2. The shower head of claim 1, wherein the interior space of the second part between upper part and lower part is subdivided by at least one partition wall into at least two partial spaces which can be supplied with water independently of one another.

3. The shower head of claim 1, wherein the nozzle-like outlet openings (A2) are formed in an elastic insert which is arranged on the inner side of the lower part.

4. The shower head of claim 1, wherein the second part (T2) is adjustable between at least two positions relative to the first part (T1), one mode of operation of the shower head being associated with each of these positions.

5. The shower head of claim 2, wherein the nozzle-like outlet openings (A2) are formed in an elastic insert which is arranged on the inner side of the lower part.

6. The shower head of claim 5, wherein the second part (T2) is adjustable between at least two positions relative to the first part (T1), one mode of operation of the shower head being associated with each of these positions.
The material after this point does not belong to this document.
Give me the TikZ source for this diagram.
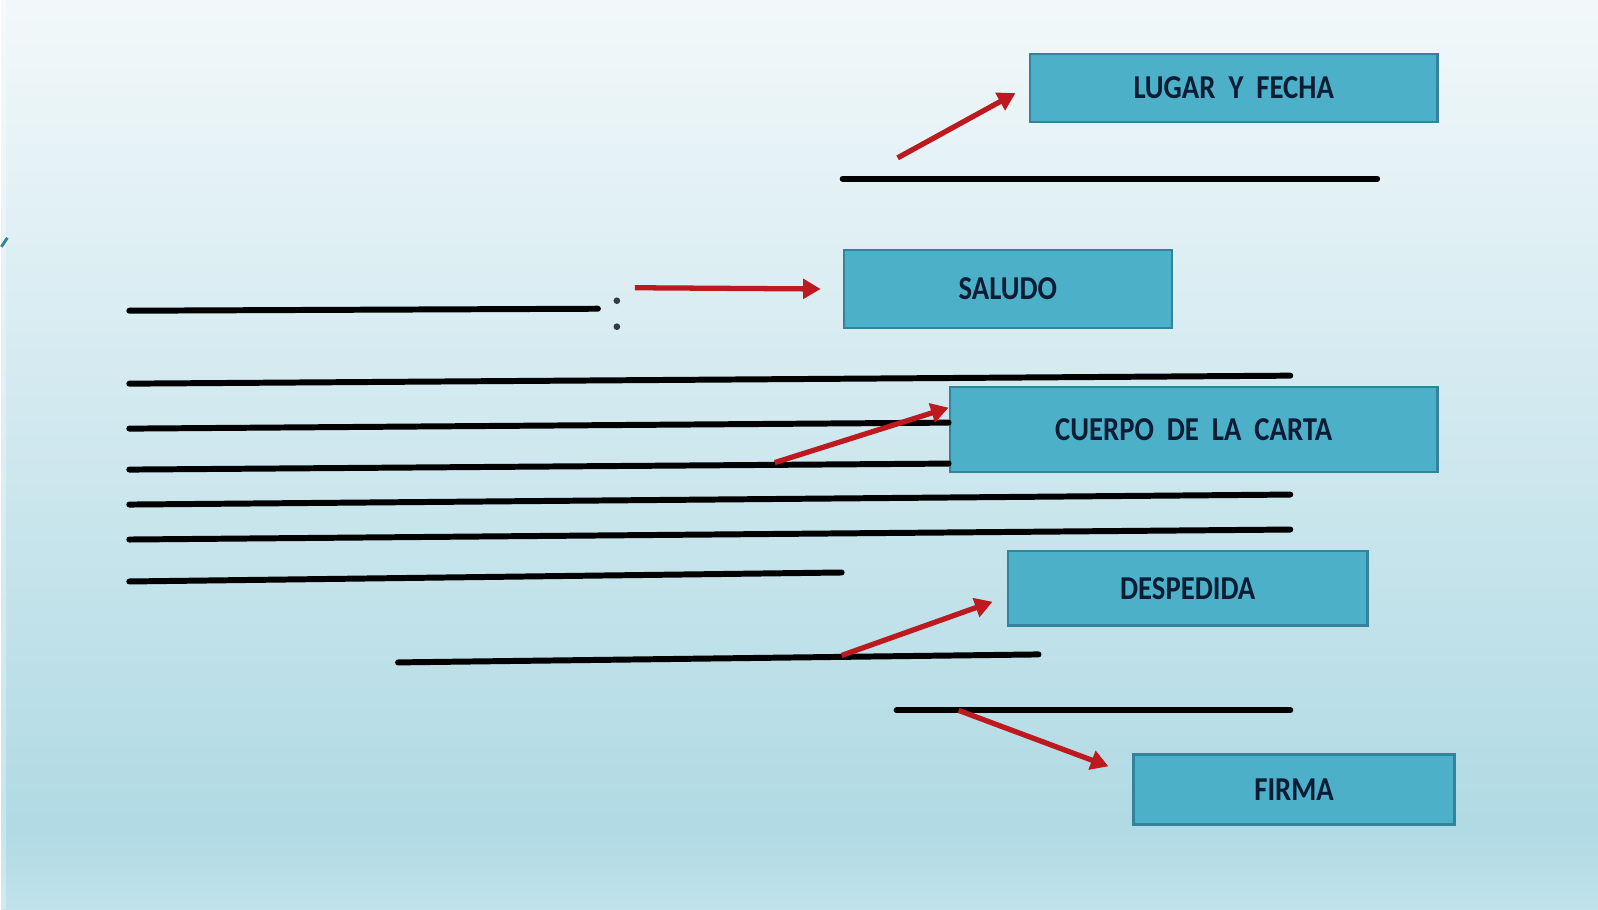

7. The shower head of claim 2, wherein the second part (T2) is adjustable between at least two positions relative to the first part (T1), one mode of operation of the shower head being associated with each of these positions.

8. The shower head of claim 3, wherein the second part (T2) is adjustable between at least two positions relative to the first part (T1), one mode of operation of the shower head being associated with each of these positions.